Metatron continued: “One part of the Sonderkommando album is to show that Adolf Hitler was but a spark that ignited this tragedy of history.
“I don’t think you can cite Hitler as the main cause for the Holocaust. He was its ignition point, but the fuse had been lit when the Pope condemned the Jews for the murder of Jesus.
“Hitler, though culpable on many accounts, was only a piece of a very complex sequence of events that led to the Holocaust.”
Metatron believes that one of the reasons Jews were victimised was because they are “remarkably good at maintaining communities within communities” as groups that “set themselves apart always attract prejudice”.
The album’s cover art was specially painted by Aisha Al-Sadie.

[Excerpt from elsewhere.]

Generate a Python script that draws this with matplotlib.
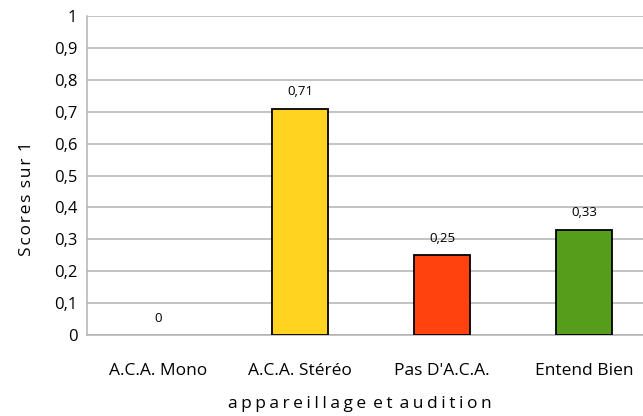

“There are no political motives for creating the album,” Metatron said. “Take the track Last Train to Eden, at first glance a title that bears no relation to Auschwitz and yet it was Himmler’s vision to create a Germanic agricultural Utopia in Silesia, hence the title’s two-sided meaning.
“The Holocaust has spawned both abhorrence to the tragic stories of the victims and sympathies relating to its perpetrators.
“Sonderkommando is a journey into the abyss of man’s inhumanity. It tells of a place where all that becomes of a human being is a half a kilo of ash.
“It can only glimpse this world of total brutality borne from the age old irrational implementation of murder on racial grounds.
“If the oceans were filled with ink and all the forest’s and trees were pens, even then it would not be possible to record the horrors of Auschwitz.”